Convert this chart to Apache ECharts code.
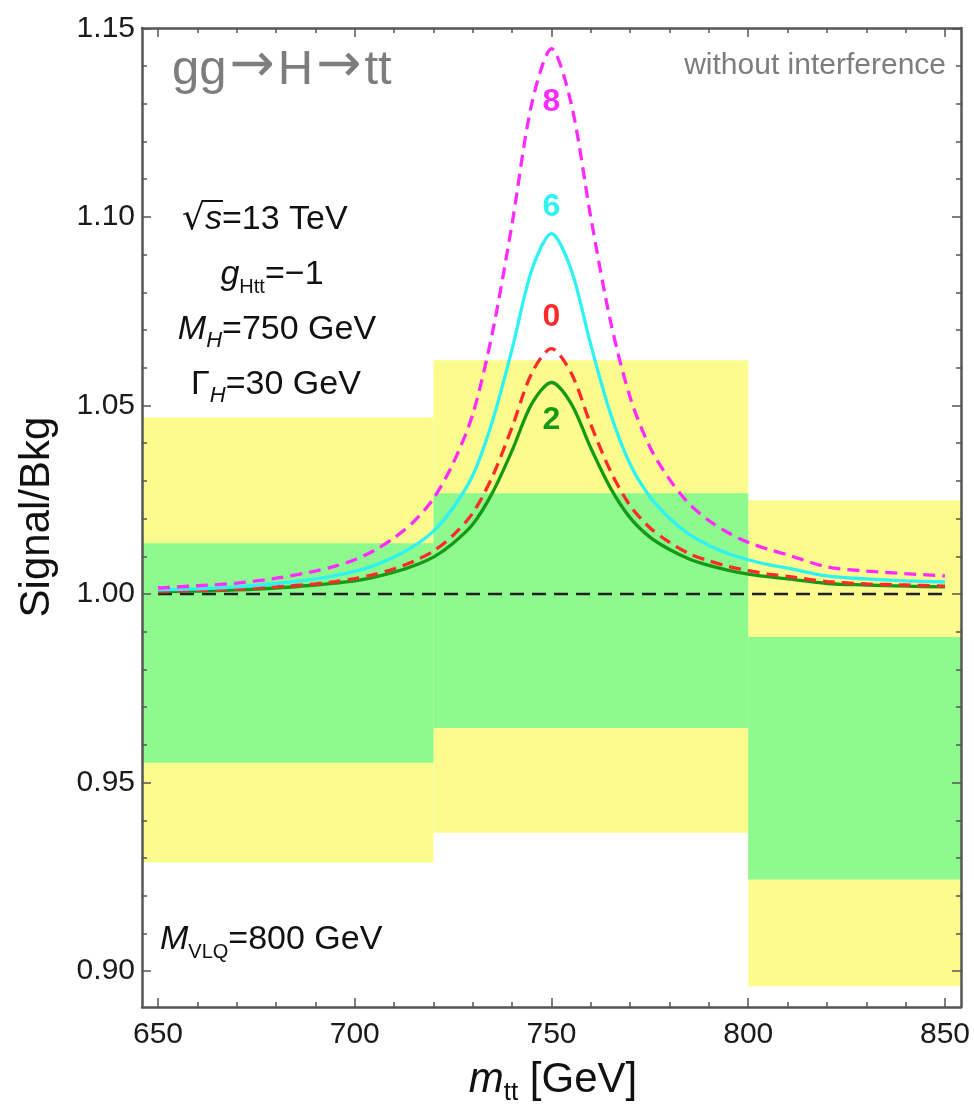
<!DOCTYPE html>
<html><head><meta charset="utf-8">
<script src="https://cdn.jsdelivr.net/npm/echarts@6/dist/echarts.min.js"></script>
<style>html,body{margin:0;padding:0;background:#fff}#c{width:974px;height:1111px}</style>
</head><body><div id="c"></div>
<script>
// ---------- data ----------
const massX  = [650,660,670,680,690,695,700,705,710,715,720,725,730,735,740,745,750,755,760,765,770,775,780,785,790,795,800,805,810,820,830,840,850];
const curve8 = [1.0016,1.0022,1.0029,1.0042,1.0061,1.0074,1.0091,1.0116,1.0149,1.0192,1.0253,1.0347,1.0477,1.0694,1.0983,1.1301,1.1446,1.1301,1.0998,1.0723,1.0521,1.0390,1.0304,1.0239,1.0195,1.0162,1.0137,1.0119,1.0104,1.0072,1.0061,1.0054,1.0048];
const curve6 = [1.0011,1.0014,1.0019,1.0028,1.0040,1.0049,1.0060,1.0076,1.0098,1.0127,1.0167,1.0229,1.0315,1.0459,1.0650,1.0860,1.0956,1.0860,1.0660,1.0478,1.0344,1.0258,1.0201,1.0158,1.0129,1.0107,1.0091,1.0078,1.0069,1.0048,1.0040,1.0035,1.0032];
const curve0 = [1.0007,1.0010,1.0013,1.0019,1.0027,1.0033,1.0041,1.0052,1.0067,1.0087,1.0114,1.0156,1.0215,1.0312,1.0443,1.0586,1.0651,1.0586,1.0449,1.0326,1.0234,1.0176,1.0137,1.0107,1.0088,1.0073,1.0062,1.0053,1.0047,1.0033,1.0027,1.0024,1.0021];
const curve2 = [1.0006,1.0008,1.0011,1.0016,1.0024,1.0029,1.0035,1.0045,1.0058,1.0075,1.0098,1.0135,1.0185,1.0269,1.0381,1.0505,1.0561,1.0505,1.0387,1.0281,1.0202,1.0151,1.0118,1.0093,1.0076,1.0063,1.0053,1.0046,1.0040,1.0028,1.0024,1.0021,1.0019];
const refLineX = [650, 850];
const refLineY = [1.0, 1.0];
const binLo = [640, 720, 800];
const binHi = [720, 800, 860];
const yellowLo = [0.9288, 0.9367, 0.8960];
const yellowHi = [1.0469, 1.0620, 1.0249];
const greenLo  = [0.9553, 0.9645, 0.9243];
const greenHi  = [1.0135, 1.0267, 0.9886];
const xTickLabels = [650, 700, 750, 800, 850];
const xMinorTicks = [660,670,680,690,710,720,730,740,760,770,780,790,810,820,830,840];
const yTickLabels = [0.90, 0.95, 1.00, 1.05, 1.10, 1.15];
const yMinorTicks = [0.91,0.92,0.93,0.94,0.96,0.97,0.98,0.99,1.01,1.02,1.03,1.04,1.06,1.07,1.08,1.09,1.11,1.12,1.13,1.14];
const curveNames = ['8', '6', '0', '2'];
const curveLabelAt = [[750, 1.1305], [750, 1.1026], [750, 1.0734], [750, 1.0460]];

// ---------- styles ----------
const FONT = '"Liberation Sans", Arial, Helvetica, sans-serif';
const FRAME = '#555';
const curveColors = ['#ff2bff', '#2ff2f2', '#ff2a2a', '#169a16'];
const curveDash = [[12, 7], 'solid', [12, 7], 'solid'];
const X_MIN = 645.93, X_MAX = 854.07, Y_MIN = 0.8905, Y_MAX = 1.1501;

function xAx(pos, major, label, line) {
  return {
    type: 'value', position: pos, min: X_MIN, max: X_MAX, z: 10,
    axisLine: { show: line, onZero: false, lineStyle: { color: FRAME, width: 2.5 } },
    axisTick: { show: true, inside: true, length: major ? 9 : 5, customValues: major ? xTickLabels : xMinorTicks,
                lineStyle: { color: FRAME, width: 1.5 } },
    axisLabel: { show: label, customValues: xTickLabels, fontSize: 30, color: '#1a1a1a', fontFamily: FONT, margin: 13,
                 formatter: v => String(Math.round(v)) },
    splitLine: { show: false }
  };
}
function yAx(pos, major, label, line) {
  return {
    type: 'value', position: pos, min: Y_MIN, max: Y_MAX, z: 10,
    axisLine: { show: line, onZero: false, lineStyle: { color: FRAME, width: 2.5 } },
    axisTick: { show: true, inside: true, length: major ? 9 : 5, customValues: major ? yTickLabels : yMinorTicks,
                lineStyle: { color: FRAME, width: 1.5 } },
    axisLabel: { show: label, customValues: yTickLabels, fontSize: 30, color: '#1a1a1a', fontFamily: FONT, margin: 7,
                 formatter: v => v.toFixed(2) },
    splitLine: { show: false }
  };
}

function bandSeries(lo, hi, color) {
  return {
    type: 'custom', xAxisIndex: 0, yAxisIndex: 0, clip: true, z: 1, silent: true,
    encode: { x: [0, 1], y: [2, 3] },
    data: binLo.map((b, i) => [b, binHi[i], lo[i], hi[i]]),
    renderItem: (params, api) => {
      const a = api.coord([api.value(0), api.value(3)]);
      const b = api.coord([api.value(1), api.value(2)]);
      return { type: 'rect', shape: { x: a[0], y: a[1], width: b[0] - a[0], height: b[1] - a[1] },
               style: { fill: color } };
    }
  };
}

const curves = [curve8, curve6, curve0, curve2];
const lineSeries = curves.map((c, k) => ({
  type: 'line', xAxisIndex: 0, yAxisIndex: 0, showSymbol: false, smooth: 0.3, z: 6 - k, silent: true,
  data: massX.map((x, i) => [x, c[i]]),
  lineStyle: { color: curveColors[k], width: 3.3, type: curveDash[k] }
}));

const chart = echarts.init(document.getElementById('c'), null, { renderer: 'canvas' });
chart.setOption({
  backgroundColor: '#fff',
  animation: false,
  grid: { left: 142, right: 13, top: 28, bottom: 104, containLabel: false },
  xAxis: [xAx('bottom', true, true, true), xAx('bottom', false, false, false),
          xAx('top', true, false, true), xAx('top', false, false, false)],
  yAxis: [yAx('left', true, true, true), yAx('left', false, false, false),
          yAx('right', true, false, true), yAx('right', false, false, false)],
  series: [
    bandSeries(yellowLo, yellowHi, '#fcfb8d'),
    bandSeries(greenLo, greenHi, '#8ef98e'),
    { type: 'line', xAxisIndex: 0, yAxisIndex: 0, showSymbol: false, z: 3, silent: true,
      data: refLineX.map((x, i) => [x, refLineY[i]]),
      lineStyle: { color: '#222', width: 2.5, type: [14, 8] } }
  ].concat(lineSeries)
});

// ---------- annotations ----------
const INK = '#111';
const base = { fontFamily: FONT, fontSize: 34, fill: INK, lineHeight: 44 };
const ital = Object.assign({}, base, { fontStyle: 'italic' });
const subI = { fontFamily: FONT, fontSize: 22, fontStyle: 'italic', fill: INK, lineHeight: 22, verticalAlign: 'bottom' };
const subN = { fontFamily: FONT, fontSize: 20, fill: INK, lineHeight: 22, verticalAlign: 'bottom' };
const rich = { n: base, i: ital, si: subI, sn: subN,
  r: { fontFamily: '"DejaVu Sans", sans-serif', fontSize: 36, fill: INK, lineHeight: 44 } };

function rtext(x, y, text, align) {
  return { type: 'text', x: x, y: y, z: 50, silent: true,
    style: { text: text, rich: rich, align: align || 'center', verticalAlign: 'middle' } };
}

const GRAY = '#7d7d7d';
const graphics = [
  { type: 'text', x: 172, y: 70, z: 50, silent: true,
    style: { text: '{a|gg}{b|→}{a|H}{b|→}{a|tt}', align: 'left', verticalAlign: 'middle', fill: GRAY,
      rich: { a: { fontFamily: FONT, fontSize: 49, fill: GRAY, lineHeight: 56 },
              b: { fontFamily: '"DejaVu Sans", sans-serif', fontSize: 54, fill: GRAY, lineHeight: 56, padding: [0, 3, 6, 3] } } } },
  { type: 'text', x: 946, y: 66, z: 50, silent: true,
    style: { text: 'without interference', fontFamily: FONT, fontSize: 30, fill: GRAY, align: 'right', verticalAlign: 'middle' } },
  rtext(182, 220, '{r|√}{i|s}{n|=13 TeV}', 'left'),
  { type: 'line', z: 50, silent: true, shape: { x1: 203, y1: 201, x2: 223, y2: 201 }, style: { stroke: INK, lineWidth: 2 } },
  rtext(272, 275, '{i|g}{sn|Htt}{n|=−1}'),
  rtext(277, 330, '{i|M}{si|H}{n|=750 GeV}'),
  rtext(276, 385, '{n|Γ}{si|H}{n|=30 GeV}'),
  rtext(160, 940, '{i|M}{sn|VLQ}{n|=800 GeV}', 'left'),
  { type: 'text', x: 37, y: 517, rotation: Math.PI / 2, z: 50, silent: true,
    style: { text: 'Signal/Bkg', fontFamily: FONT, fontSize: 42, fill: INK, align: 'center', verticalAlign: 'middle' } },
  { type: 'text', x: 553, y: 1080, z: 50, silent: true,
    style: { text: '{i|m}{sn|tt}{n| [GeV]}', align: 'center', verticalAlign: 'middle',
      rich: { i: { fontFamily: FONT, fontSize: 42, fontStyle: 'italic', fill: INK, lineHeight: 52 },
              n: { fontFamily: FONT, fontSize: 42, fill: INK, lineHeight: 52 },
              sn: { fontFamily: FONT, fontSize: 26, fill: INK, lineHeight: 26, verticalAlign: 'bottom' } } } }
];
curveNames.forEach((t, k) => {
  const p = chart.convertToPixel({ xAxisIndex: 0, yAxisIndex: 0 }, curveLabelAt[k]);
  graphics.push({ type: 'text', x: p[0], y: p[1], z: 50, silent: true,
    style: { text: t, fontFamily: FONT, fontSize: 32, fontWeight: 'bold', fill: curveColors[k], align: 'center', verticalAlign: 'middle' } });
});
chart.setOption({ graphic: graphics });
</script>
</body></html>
********************
# WORK TO BE COMPLETED
Restate only the lines running from the start of the material above through the line containing "1.0734], [750, 1.0460]];", ends included. No pictures.

# SOLUTION
Convert this chart to Apache ECharts code.
<!DOCTYPE html>
<html><head><meta charset="utf-8">
<script src="https://cdn.jsdelivr.net/npm/echarts@6/dist/echarts.min.js"></script>
<style>html,body{margin:0;padding:0;background:#fff}#c{width:974px;height:1111px}</style>
</head><body><div id="c"></div>
<script>
// ---------- data ----------
const massX  = [650,660,670,680,690,695,700,705,710,715,720,725,730,735,740,745,750,755,760,765,770,775,780,785,790,795,800,805,810,820,830,840,850];
const curve8 = [1.0016,1.0022,1.0029,1.0042,1.0061,1.0074,1.0091,1.0116,1.0149,1.0192,1.0253,1.0347,1.0477,1.0694,1.0983,1.1301,1.1446,1.1301,1.0998,1.0723,1.0521,1.0390,1.0304,1.0239,1.0195,1.0162,1.0137,1.0119,1.0104,1.0072,1.0061,1.0054,1.0048];
const curve6 = [1.0011,1.0014,1.0019,1.0028,1.0040,1.0049,1.0060,1.0076,1.0098,1.0127,1.0167,1.0229,1.0315,1.0459,1.0650,1.0860,1.0956,1.0860,1.0660,1.0478,1.0344,1.0258,1.0201,1.0158,1.0129,1.0107,1.0091,1.0078,1.0069,1.0048,1.0040,1.0035,1.0032];
const curve0 = [1.0007,1.0010,1.0013,1.0019,1.0027,1.0033,1.0041,1.0052,1.0067,1.0087,1.0114,1.0156,1.0215,1.0312,1.0443,1.0586,1.0651,1.0586,1.0449,1.0326,1.0234,1.0176,1.0137,1.0107,1.0088,1.0073,1.0062,1.0053,1.0047,1.0033,1.0027,1.0024,1.0021];
const curve2 = [1.0006,1.0008,1.0011,1.0016,1.0024,1.0029,1.0035,1.0045,1.0058,1.0075,1.0098,1.0135,1.0185,1.0269,1.0381,1.0505,1.0561,1.0505,1.0387,1.0281,1.0202,1.0151,1.0118,1.0093,1.0076,1.0063,1.0053,1.0046,1.0040,1.0028,1.0024,1.0021,1.0019];
const refLineX = [650, 850];
const refLineY = [1.0, 1.0];
const binLo = [640, 720, 800];
const binHi = [720, 800, 860];
const yellowLo = [0.9288, 0.9367, 0.8960];
const yellowHi = [1.0469, 1.0620, 1.0249];
const greenLo  = [0.9553, 0.9645, 0.9243];
const greenHi  = [1.0135, 1.0267, 0.9886];
const xTickLabels = [650, 700, 750, 800, 850];
const xMinorTicks = [660,670,680,690,710,720,730,740,760,770,780,790,810,820,830,840];
const yTickLabels = [0.90, 0.95, 1.00, 1.05, 1.10, 1.15];
const yMinorTicks = [0.91,0.92,0.93,0.94,0.96,0.97,0.98,0.99,1.01,1.02,1.03,1.04,1.06,1.07,1.08,1.09,1.11,1.12,1.13,1.14];
const curveNames = ['8', '6', '0', '2'];
const curveLabelAt = [[750, 1.1305], [750, 1.1026], [750, 1.0734], [750, 1.0460]];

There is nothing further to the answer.